[quote=“Numbers 15, Knox Translation”]32 It happened once, as the Israelites were passing through the desert that a man was found gathering firewood on the sabbath day. 33 When he was brought before Moses and Aaron and the common assembly of the people, 34 they put him in ward, uncertain what they should do with him. 35 But the Lord said to Moses, His life must pay for it; he must be stoned by the whole multitude, away from the camp. 36 So they took him out and stoned him to death, as the Lord had bidden them.
(My understanding of this passage, contrary to a Seventh Day Adventist declaring God was underscoring how holy the Sabbath was, is that God was underscoring how holy He was, i.e. that mortal sin is a horrendous thing: Reading the chapter in context, it appears to me the point is that he was deliberately disobeying God with full knowledge, rather than that he was merely breaking the Sabbath.
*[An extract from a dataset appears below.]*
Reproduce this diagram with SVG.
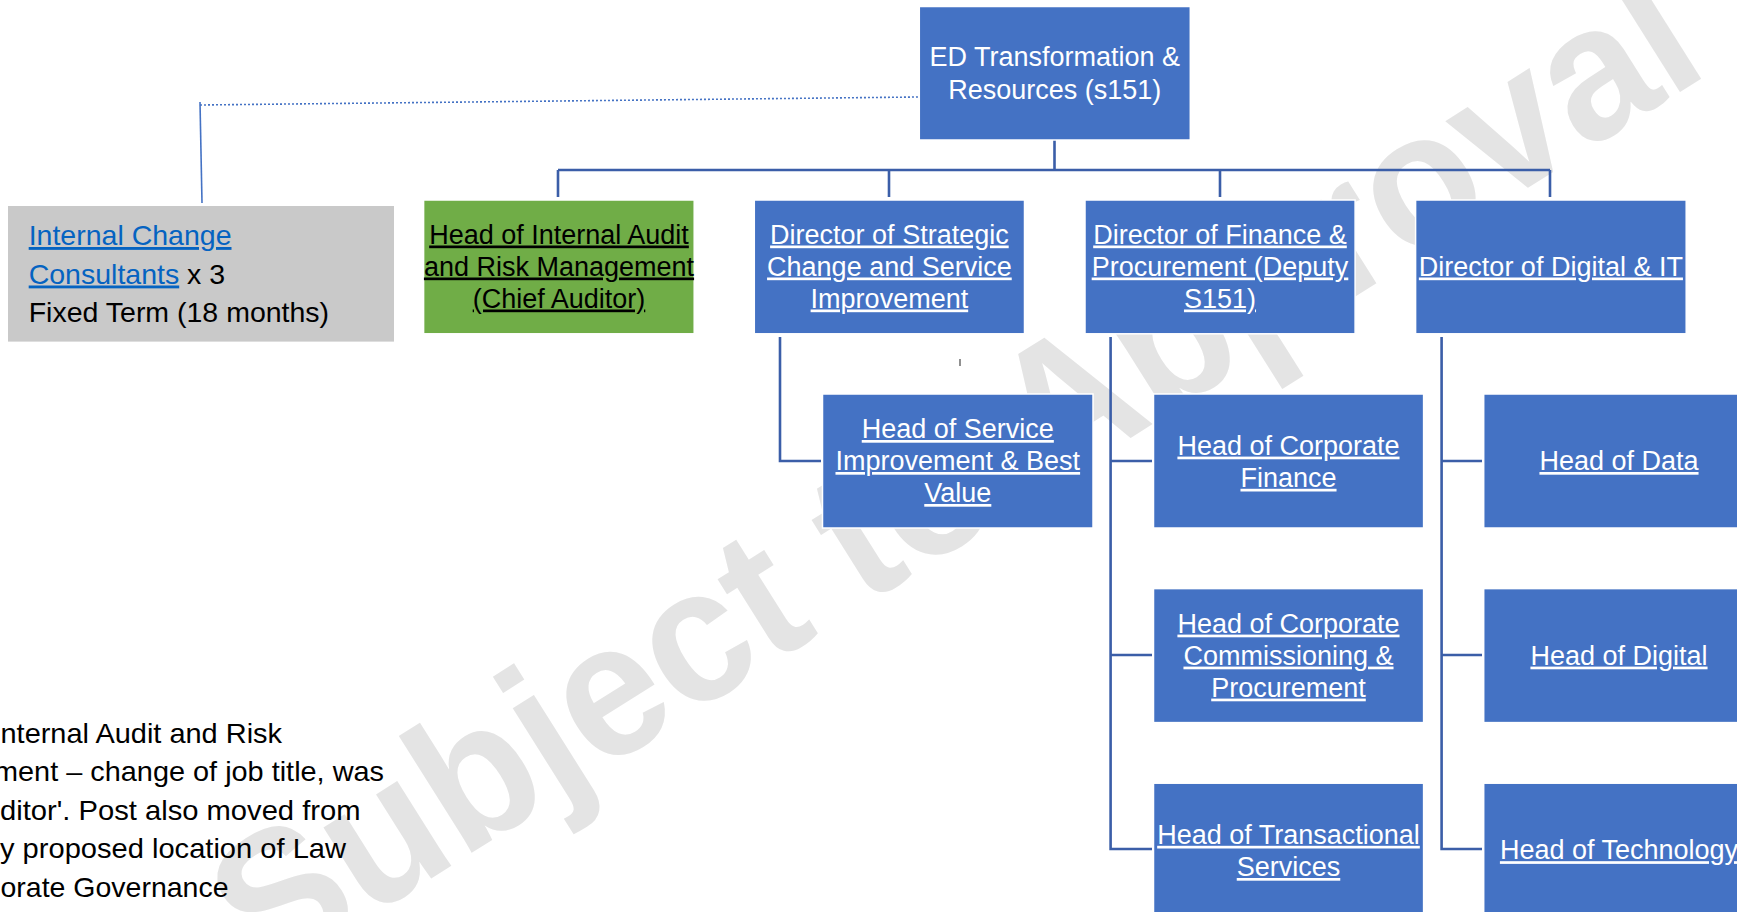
<svg xmlns="http://www.w3.org/2000/svg" width="1737" height="912" viewBox="0 0 1737 912">
<style>
  .box { fill: #4472C4; stroke: #ffffff; stroke-width: 1.5; }
  .green { fill: #70AD47; stroke: #ffffff; stroke-width: 1.5; }
  .grey { fill: #C9C9C9; }
  .t { font-family: 'Liberation Sans', Arial, sans-serif; font-size: 27px; text-anchor: middle; }
  .w { fill: #ffffff; }
  .u { text-decoration: underline; }
  .k { fill: #000000; }
  .note { font-family: 'Liberation Sans', Arial, sans-serif; font-size: 28.5px; fill: #000000; }
  .link { fill: #0563C1; text-decoration: underline; }
  .conn { fill: none; stroke: #3B5EA8; stroke-width: 2.6; }
  .wm { font-family: 'Liberation Sans', Arial, sans-serif; font-weight: bold; font-size: 190px; fill: #E4E4E4; }
</style>

<g id="watermark">
  <text class="wm" transform="translate(265,983) rotate(-32.2)" x="0" y="0" textLength="1710" lengthAdjust="spacingAndGlyphs">Subject to Approval</text>
</g>

<g id="connectors">
  <path class="conn" d="M1054.5 140 V170 M558 170 H1550 M558 170 V197 M889 170 V197 M1220 170 V197 M1550 170 V197"/>
  <path class="conn" d="M780 337 V461 H821"/>
  <path class="conn" d="M1110.6 337 V849 H1152 M1110.6 461 H1152 M1110.6 655 H1152"/>
  <path class="conn" d="M1441.6 337 V849 H1482 M1441.6 461 H1482 M1441.6 655 H1482"/>
  <path d="M200 105 L918 97" fill="none" stroke="#4472C4" stroke-width="1.6" stroke-dasharray="2 2"/>
  <path d="M200 102 L202 203" fill="none" stroke="#4472C4" stroke-width="1.6"/>
  <path d="M960 359 V366" stroke="#555555" stroke-width="1.3"/>
</g>

<g id="ed">
  <rect class="box" x="919.3" y="6.5" width="271" height="133.5"/>
  <text class="t w" x="1054.8" y="65.8">ED Transformation &amp;</text>
  <text class="t w" x="1054.8" y="98.7">Resources (s151)</text>
</g>

<g id="consultants">
  <rect class="grey" x="8" y="206" width="386" height="135.6"/>
  <text class="note" x="28.7" y="245"><tspan class="link">Internal Change</tspan></text>
  <text class="note" x="28.7" y="283.5"><tspan class="link">Consultants</tspan><tspan> x 3</tspan></text>
  <text class="note" x="28.7" y="321.7">Fixed Term (18 months)</text>
</g>

<g id="internal-audit">
  <rect class="green" x="423.6" y="200" width="270.6" height="133.8"/>
  <text class="t k u" x="559" y="243.5">Head of Internal Audit</text>
  <text class="t k u" x="559" y="275.5">and Risk Management</text>
  <text class="t k u" x="559" y="307.5">(Chief Auditor)</text>
</g>

<g id="dir-strategic">
  <rect class="box" x="754.3" y="200" width="270.2" height="133.8"/>
  <text class="t w u" x="889.4" y="243.5">Director of Strategic</text>
  <text class="t w u" x="889.4" y="275.5">Change and Service</text>
  <text class="t w u" x="889.4" y="307.5">Improvement</text>
</g>

<g id="dir-finance">
  <rect class="box" x="1085" y="200" width="270.1" height="133.8"/>
  <text class="t w u" x="1220" y="243.5">Director of Finance &amp;</text>
  <text class="t w u" x="1220" y="275.5">Procurement (Deputy</text>
  <text class="t w u" x="1220" y="307.5">S151)</text>
</g>

<g id="dir-digital">
  <rect class="box" x="1415.6" y="200" width="270.6" height="133.8"/>
  <text class="t w u" x="1550.9" y="275.5">Director of Digital &amp; IT</text>
</g>

<g id="head-service">
  <rect class="box" x="822.5" y="394" width="270.5" height="134"/>
  <text class="t w u" x="957.8" y="438">Head of Service</text>
  <text class="t w u" x="957.8" y="470">Improvement &amp; Best</text>
  <text class="t w u" x="957.8" y="502">Value</text>
</g>

<g id="head-corp-finance">
  <rect class="box" x="1153.5" y="394" width="270.1" height="134"/>
  <text class="t w u" x="1288.5" y="454.6">Head of Corporate</text>
  <text class="t w u" x="1288.5" y="486.8">Finance</text>
</g>

<g id="head-data">
  <rect class="box" x="1483.7" y="394" width="270.5" height="134"/>
  <text class="t w u" x="1619" y="470">Head of Data</text>
</g>

<g id="head-commissioning">
  <rect class="box" x="1153.5" y="588.6" width="270.1" height="134"/>
  <text class="t w u" x="1288.5" y="632.6">Head of Corporate</text>
  <text class="t w u" x="1288.5" y="664.6">Commissioning &amp;</text>
  <text class="t w u" x="1288.5" y="696.6">Procurement</text>
</g>

<g id="head-digital">
  <rect class="box" x="1483.7" y="588.6" width="270.5" height="134"/>
  <text class="t w u" x="1619" y="664.6">Head of Digital</text>
</g>

<g id="head-transactional">
  <rect class="box" x="1153.5" y="783.2" width="270.1" height="134"/>
  <text class="t w u" x="1288.5" y="843.8">Head of Transactional</text>
  <text class="t w u" x="1288.5" y="876">Services</text>
</g>

<g id="head-technology">
  <rect class="box" x="1483.7" y="783.2" width="270.5" height="134"/>
  <text class="t w u" x="1619" y="859.2">Head of Technology</text>
</g>

<g id="note-text">
  <text class="note" x="0.5" y="742.5" textLength="281.5" lengthAdjust="spacingAndGlyphs">nternal Audit and Risk</text>
  <text class="note" x="-6" y="781" textLength="390" lengthAdjust="spacingAndGlyphs">ment – change of job title, was</text>
  <text class="note" x="0" y="819.5" textLength="360.5" lengthAdjust="spacingAndGlyphs">ditor'. Post also moved from</text>
  <text class="note" x="0" y="858" textLength="346" lengthAdjust="spacingAndGlyphs">y proposed location of Law</text>
  <text class="note" x="0.5" y="896.5" textLength="228" lengthAdjust="spacingAndGlyphs">orate Governance</text>
</g>
</svg>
Please correct me if I’m wrong.)
Reading this passage, I found myself thinking of what it would be like today to actually stone someone to death, i.e. throw rocks at them until they die. It seemed extremely taxing on the executioners, especially if they were friends with the person. I was reminded of my earlier study in social psychology: One reason Hitler introduced the gas chambers was that soldiers tasked with lining up prisoners and shooting them point-blank into ditches was too taxing for them: They were having emotional breakdowns, and refusing to do it. The solution was to divide the task into multiple stages, so that no one person felt personal responsibility (one to load them onto trains, one to bring them into the camp, one to bring them into the room, etc.), and to use a remote mechanism so the person feels more removed from the event.
That was simply pointing a barrel at someone and pulling a trigger with the knowledge of what would happen. Now imagine instead of that quick end, throwing a rock at someone again and again and again. Rather than diminishing the feeling of personal responsibility, God is amplifying it several times! It seems several times worse, to the point of appearing absurd and unrealistic: I can only imagine someone stoning someone to death if they were actually fighting, i.e. if the person was brutally angry, wrathful, “in fight mode”, and the assailant “got lucky” with only a few blows – if it was a ‘neutral’ occasion, or a friend, actually stoning someone seems traumatic as described above, if not impossible.
Why would God require people to go through the trauma of stoning someone else, and how could they actually go through with it? Wouldn’t Jesus instead have commanded a faster, non-traumatic, less painful execution? How many rocks would actually have to be thrown?
If you are going to respond with the simplistic idea, “Things and people were way more brutal back then,” this explanation raises additional questions that you must also answer. For example, why God would pick such brutality as a starting point, and why He would want us today to continue reading about it for 2000+ years until He returns.